The Merit Machine
Via On Being a Theologian of the Cross, pp. 63-64
Thesis 17. Nor does speaking in this manner give cause for despair, but for arousing the desire to humble oneself and seek the grace of Christ.
The natural protest of the theologian of glory against what has been said so far is that the theology of the cross is much too pessimistic, gloomy, and despairing. Must we not “accentuate the positive, eliminate the negative?” “Think positively?” Engage in “Possibility Thinking?” Is this not all too hard on our “self-esteem?” It is significant that in thesis 17 Luther has already anticipated that complaint. He insists that speaking asa theologian of the cross, telling it like it is, does not give cause for despair, but rather awakens the one thing that can help, the desire for the humility to seek the grace of Christ. It is important to see that the theologian of the cross moves to take up the question of despair only after hope in the grace of Christ has been announced.
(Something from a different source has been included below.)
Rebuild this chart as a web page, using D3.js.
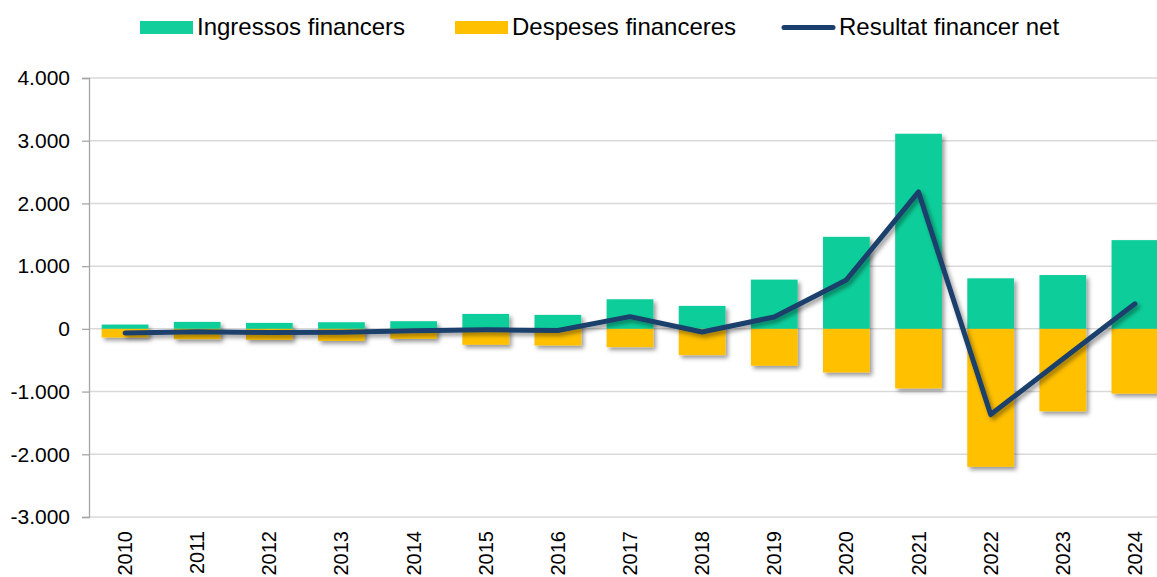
<!DOCTYPE html>
<html>
<head>
<meta charset="utf-8">
<script src="https://cdn.jsdelivr.net/npm/d3@7"></script>
<style>
  body { margin: 0; background: #fff; }
  svg { display: block; font-family: 'Liberation Sans', Arial, sans-serif; }
</style>
</head>
<body>
<svg id="container"></svg>
<script>
const years = ['2010', '2011', '2012', '2013', '2014', '2015', '2016', '2017',
  '2018', '2019', '2020', '2021', '2022', '2023', '2024'];
const ingressos = [68, 111, 95, 106, 122, 238, 223, 472, 366, 785, 1467, 3111, 806, 858, 1415];
const despeses = [-138, -164, -175, -191, -159, -254, -265, -291, -418, -588, -695, -949, -2200, -1315, -1033];
const resultat = [-65, -45, -60, -55, -30, -15, -25, 195, -50, 190, 780, 2183, -1367, -480, 400];
const yTicks = [-3000, -2000, -1000, 0, 1000, 2000, 3000, 4000];
const legendLabels = ['Ingressos financers', 'Despeses financeres', 'Resultat financer net'];

const colors = { ing: '#11CE9A', des: '#FFC000', net: '#1B3F6C' };

const W = 1157, H = 577;
const margin = { top: 78, left: 89 };
const w = 1082, h = 439;

const svg = d3.select('#container').attr('width', W).attr('height', H);

// drop shadow like the original chart
const defs = svg.append('defs');
const f = defs.append('filter').attr('id', 'shadow')
  .attr('x', '-20%').attr('y', '-20%').attr('width', '150%').attr('height', '150%');
f.append('feDropShadow').attr('dx', 2.5).attr('dy', 3).attr('stdDeviation', 2.2)
  .attr('flood-color', '#000').attr('flood-opacity', 0.4);

const g = svg.append('g').attr('transform', 'translate(' + margin.left + ',' + margin.top + ')');

const x = d3.scaleBand().domain(years).range([0, w]).paddingInner(0.352).paddingOuter(0.176);
const y = d3.scaleLinear().domain([-3000, 4000]).range([h, 0]);

// gridlines
g.append('g').selectAll('line').data(yTicks).enter().append('line')
  .attr('x1', 0).attr('x2', w)
  .attr('y1', (d) => y(d)).attr('y2', (d) => y(d))
  .attr('stroke', '#D9D9D9').attr('stroke-width', 1.5);

// y axis, thousands with a dot, plain hyphen for minus
const yAxis = d3.axisLeft(y).tickValues(yTicks).tickSize(7).tickPadding(12)
  .tickFormat((d) => d3.format(',')(d).replace(/,/g, '.').replace('\u2212', '-'));
const gY = g.append('g').call(yAxis);
gY.select('.domain').attr('stroke', '#A6A6A6').attr('stroke-width', 1.3);
gY.selectAll('.tick line').attr('stroke', '#A6A6A6').attr('stroke-width', 1.3);
gY.selectAll('.tick text').attr('font-size', 21).attr('fill', '#000')
  .attr('font-family', "'Liberation Sans', Arial, sans-serif");

// bars
const bars = g.append('g').attr('filter', 'url(#shadow)');
bars.selectAll('.ing').data(ingressos).enter().append('rect')
  .attr('class', 'ing')
  .attr('x', (d, i) => x(years[i]))
  .attr('width', x.bandwidth())
  .attr('y', (d) => y(d))
  .attr('height', (d) => y(0) - y(d))
  .attr('fill', colors.ing);
bars.selectAll('.des').data(despeses).enter().append('rect')
  .attr('class', 'des')
  .attr('x', (d, i) => x(years[i]))
  .attr('width', x.bandwidth())
  .attr('y', y(0))
  .attr('height', (d) => y(d) - y(0))
  .attr('fill', colors.des);

// net line
const line = d3.line()
  .x((d, i) => x(years[i]) + x.bandwidth() / 2)
  .y((d) => y(d));
g.append('path').datum(resultat)
  .attr('d', line)
  .attr('fill', 'none')
  .attr('stroke', colors.net)
  .attr('stroke-width', 5)
  .attr('stroke-linejoin', 'round')
  .attr('stroke-linecap', 'round')
  .attr('filter', 'url(#shadow)');

// x labels, rotated
g.append('g').selectAll('text').data(years).enter().append('text')
  .attr('transform', (d) => 'translate(' + (x(d) + x.bandwidth() / 2 + 7) + ',' + (h + 14) + ') rotate(-90)')
  .attr('text-anchor', 'end')
  .attr('font-size', 20)
  .attr('fill', '#000')
  .text((d) => d);

// legend
const legendX = [140, 455, 782];
const leg = svg.append('g');
legendLabels.forEach((lab, i) => {
  const lg = leg.append('g').attr('transform', 'translate(' + legendX[i] + ',0)');
  if (i < 2) {
    lg.append('rect').attr('x', 0).attr('y', 21).attr('width', 53).attr('height', 13)
      .attr('fill', i === 0 ? colors.ing : colors.des);
  } else {
    lg.append('line').attr('x1', 2).attr('x2', 51).attr('y1', 27.5).attr('y2', 27.5)
      .attr('stroke', colors.net).attr('stroke-width', 5).attr('stroke-linecap', 'round');
  }
  lg.append('text').attr('x', 57).attr('y', 34.5)
    .attr('font-size', 24).attr('fill', '#000').text(lab);
});
</script>
</body>
</html>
Theologians of glory can never quite understand this. Bound to the accomplishments and works of the self, theologians of glory can only look on the idea that “doing one’s best” is mortal sin or that one who puts trust in such doing only adds sin on sin as hopelessly negative and pessimistic. Theologians of glory are trapped in the “merit machine,” and thus can fight despair only by falling back on their accomplishments. That can only mean that they are doomed to ultimate despair because sin never stops and no amount of works can counterbalance it. To use again the analogy of addiction, when the optimistic encouragement to quit fails, it only increases despair and fosters hypocrisy. Fro the alcoholic the humility to confess, “I am an alcoholic,” is not a mark of despair but of hope. It is false optimism that brings ultimate despair. There is an interesting passage in Luther’s early treatise on Psalms (The Operationes in Psalmos, 1519-1521) that ferrets out the real cause of ultimate despair:
The cause of despair is not the multitude or magnitude of the sins, but the wrong affection in those who seek after good works i the time of their trouble of conscience, in order to set them against their sins as a counterbalance and satisfaction. For such imagine … that their sins have been an can be overcome by such works: and therefore, not being able to find the victory after which they lavor, and not knowing that they ought to turn to the mercy of God, desperation of necessity follows.
In the proof for this thesis Luther uses the analogy of speaking to the sick. One does not give cause for despair if one warns sick people of the seriousness of their illness and urges them to see a doctor for a cure. Despair would rather come if one is falsely optimistic and tells them that they don’t need a physician while they steadily decline toward death. We see here again how remarkably realistic and unsentimental the theologian of the cross is. The theologian of the cross knows that we do the world no good by playing the role of pious or sentimental optimists. One must “say what a thing is.” One is given the courage to be honest.